The work begins with a manuscript from Huson, usually sectioned into pages, and Donovan creates a draft of drawings. The author will add some drawings, “every thread has some art done by Brett,” she explained.

The illustrator will suggest where the formline drawings could go, the style of art characteristic of Northwest Coast Indigenous design, and then illustrator and author collaborate.

“I’ll make suggestions in the rough draft, and it goes back to him and editors, and I move on to the final lines and colour.”

It’s important to Donovan that Huson is the one to draw the formline parts of the illustrations, as Gitxsan design elements are his visual language.

“Formline is so incredibly important to the nations of the Pacific Northwest. Not only is formline an abstract art style, but the art form is also an expression of our understanding of the world, Huson said.
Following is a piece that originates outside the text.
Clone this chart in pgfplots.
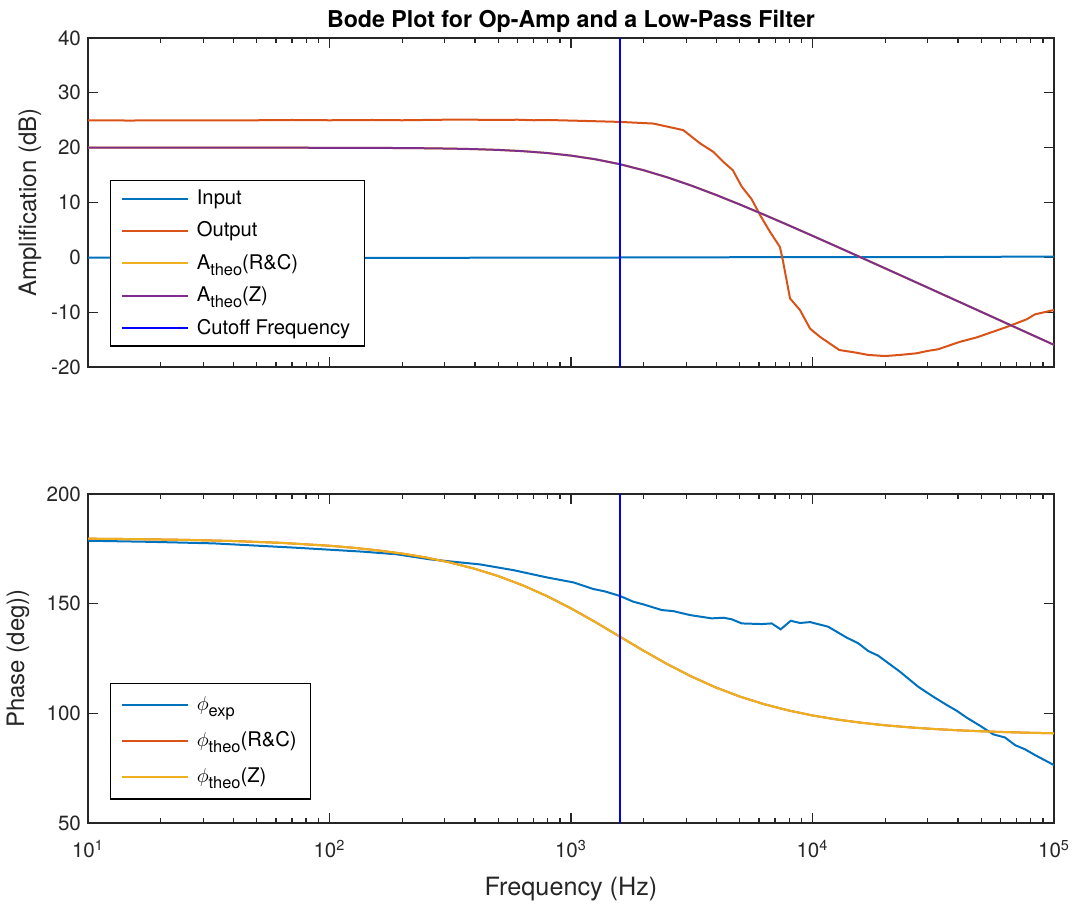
\documentclass[border=0pt]{standalone}
\usepackage{fontspec}
\setmainfont{TeX Gyre Heros}
\usepackage{pgfplots}
\usepackage{pgfplotstable}
\pgfplotsset{compat=1.18}

\definecolor{mblue}{rgb}{0,0.447,0.741}
\definecolor{morange}{rgb}{0.850,0.325,0.098}
\definecolor{myellow}{rgb}{0.929,0.694,0.125}
\definecolor{mpurple}{rgb}{0.494,0.184,0.556}
\definecolor{axgray}{rgb}{0.15,0.15,0.15}

% measured input / output amplification
\pgfplotstableread{
f A
10 -0.05
100 -0.1
300 -0.08
1000 -0.05
3000 0
10000 0.05
30000 0.05
100000 0.15
}\indata

\pgfplotstableread{
f A
10 25.0
15 24.95
20 25.0
30 25.0
50 25.0
70 25.05
100 25.0
150 25.05
200 25.0
300 25.1
400 25.1
500 25.05
600 25.1
700 25.0
800 25.05
1089 24.9
1596 24.7
2193 24.4
2917 23.2
3420 20.8
3882 19.25
4276 17.4
4677 15.9
5093 12.9
5598 10.6
6067 7.7
6668 4.65
7328 1.9
7534 -0.5
8072 -7.5
8872 -9.6
9772 -13.0
10740 -14.5
12910 -16.9
15240 -17.4
17020 -17.8
19950 -18.0
23010 -17.8
26980 -17.5
29720 -17.1
33190 -16.75
40830 -15.4
47860 -14.6
63680 -12.7
77090 -11.3
83370 -10.4
100000 -9.6
}\outdata

% theoretical curves
\pgfplotstableread{
f A phi
10 20.000 179.64
15.85 20.000 179.43
25.12 19.999 179.10
39.81 19.997 178.57
63.10 19.993 177.73
100 19.983 176.41
125.9 19.973 175.48
158.5 19.957 174.31
199.5 19.932 172.86
251.2 19.893 171.03
316.2 19.832 168.76
398.1 19.737 165.96
501.2 19.589 162.52
631.0 19.366 158.38
794.3 19.034 153.48
1000 18.555 147.86
1259 17.890 141.66
1585 17.009 135.13
1995 15.899 128.59
2512 14.572 122.37
3162 13.057 116.72
3981 11.394 111.79
5012 9.620 107.62
6310 7.770 104.16
7943 5.867 101.33
10000 3.929 99.04
12589 1.969 97.21
15849 -0.006 95.74
19953 -1.990 94.56
25119 -3.980 93.63
31623 -5.973 92.88
39811 -7.969 92.29
50119 -9.966 91.82
63096 -11.965 91.45
79433 -13.964 91.15
100000 -15.964 90.91
}\theodata

% measured phase
\pgfplotstableread{
f phi
10 178.7
18 178.2
33 177.5
73 175.5
138 173.7
190 172.5
261 170.2
420 167.9
577 165.3
793 162.0
1023 159.7
1236 156.7
1382 155.6
1596 153.5
1812 150.9
1991 149.7
2375 147.1
2655 146.6
3112 144.8
3828 143.3
4276 143.6
4624 142.9
5093 141.0
6166 140.7
6776 141.0
7379 138.3
8128 142.2
8872 141.2
9772 141.6
11610 139.5
13870 134.5
15490 131.9
17020 128.4
18710 126.3
23010 119.0
27420 112.1
31620 107.6
35970 103.8
39540 101.2
43550 98.0
49320 94.4
56100 90.4
62660 89.0
69020 85.5
75860 83.6
83370 81.0
100000 76.4
}\phasedata

\newcommand{\sub}[1]{\raisebox{-0.55ex}{\fontsize{8.2}{9}\selectfont #1}}

\pgfplotsset{
  every axis/.append style={
    scale only axis, width=483pt, height=164.5pt,
    xmin=10, xmax=1e5,
    axis line style={draw=axgray, line width=0.6pt},
    tick align=inside, tick pos=both,
    major tick length=5pt, minor tick length=2.5pt,
    tick style={draw=axgray, line width=0.6pt},
    tick label style={font=\fontsize{10.3}{12}\selectfont, text=axgray},
    label style={font=\fontsize{12}{14}\selectfont, text=axgray},
    legend cell align=left,
    legend style={draw=black, line width=0.6pt, font=\fontsize{10.1}{12}\selectfont,
      inner xsep=5pt, inner ysep=2.5pt, row sep=3.2pt},
  },
  legend image code/.code={\draw[#1] (0pt,0pt) -- (33pt,0pt); \path (35pt,0pt);},
  every axis plot/.append style={line width=1pt, no markers},
}

\begin{document}
\begin{tikzpicture}
\useasboundingbox (-44pt,-270pt) rectangle (494pt,183.5pt);

\begin{axis}[xmode=log, name=top,
  at={(0,0)}, anchor=south west,
  /pgf/number format/assume math mode=true,
  ymin=-20, ymax=40, ytick={-20,-10,...,40},
  xtick={10,100,1000,10000,100000}, xticklabels={},
  ylabel={Amplification (dB)},
  ylabel style={at={(axis description cs:-0.06,0.5)}, anchor=center},
  title={Bode Plot for Op-Amp and a Low-Pass Filter},
  title style={font=\bfseries\fontsize{11.6}{13}\selectfont, at={(axis description cs:0.5,1)}, anchor=base, yshift=-0.5pt},
  legend style={at={(0.023,0.568)}, anchor=north west},
]
\addplot[mblue] table[x=f, y=A] {\indata};
\addlegendentry{Input}
\addplot[morange] table[x=f, y=A] {\outdata};
\addlegendentry{Output}
\addplot[myellow] table[x=f, y=A] {\theodata};
\addlegendentry{A\sub{theo}(R\&C)}
\addplot[mpurple] table[x=f, y=A] {\theodata};
\addlegendentry{A\sub{theo}(Z)}
\addplot[blue] coordinates {(1592,-20) (1592,40)};
\addlegendentry{Cutoff Frequency}
\end{axis}

\begin{axis}[xmode=log,
  at={(0,-63.5pt)}, anchor=north west,
  /pgf/number format/assume math mode=true,
  ymin=50, ymax=200, ytick={50,100,150,200},
  xtick={10,100,1000,10000,100000},
  xticklabels={10\textsuperscript{1},10\textsuperscript{2},10\textsuperscript{3},10\textsuperscript{4},10\textsuperscript{5}},
  xticklabel style={yshift=-5pt},
  xlabel={Frequency (Hz)},
  xlabel style={at={(axis description cs:0.5,-0.2)}, anchor=center, font=\fontsize{12.6}{14}\selectfont},
  ylabel={Phase (deg))},
  ylabel style={at={(axis description cs:-0.0725,0.5)}, anchor=center},
  legend style={at={(0.023,0.426)}, anchor=north west, inner ysep=4.5pt, row sep=5.2pt},
]
\addplot[mblue] table[x=f, y=phi] {\phasedata};
\addlegendentry{$\phi$\sub{exp}}
\addplot[morange] table[x=f, y=phi] {\theodata};
\addlegendentry{$\phi$\sub{theo}(R\&C)}
\addplot[myellow] table[x=f, y=phi] {\theodata};
\addlegendentry{$\phi$\sub{theo}(Z)}
\addplot[blue, forget plot] coordinates {(1592,50) (1592,200)};
\end{axis}
\end{tikzpicture}
\end{document}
“We believe there are building blocks to life and that our existence’s energy or ‘spiritual’ side controls a physical side. This physical side is expressed by the specific shapes of formline art. We used the colour black in our paintings because we believed that the charred remains left after anything is burned make up all of the physical elements in the world,” Huson says.

“So when we express through the art, we are also teaching,” he said.

For Donovan, her heritage’s role in her creativity comes from an intuitive, instinctive place, she said.

“Creativity– any other part of my being–emerges from the particular combination of the family and the environment that made me.”

Donovan hopes her illustrations in The Mothers of Xsan series bring optimism and joy to young readers.

Huson’s hope for the series is that it leaves young readers “more interested in learning about all the things that make our world work. The audience will have many more questions and begin to learn about the land they call home to better understand how it works and sustains their lives.”

“Being more aware of the land helps us look toward the future,” says Huson.

The Mothers of Xsan series also includes “The Grizzly Mother”, “The Frog Mother”, “The Raven Mother”, “The Wolf Mother”, and “The Eagle Mother”. All are available on Amazon or where you buy your books.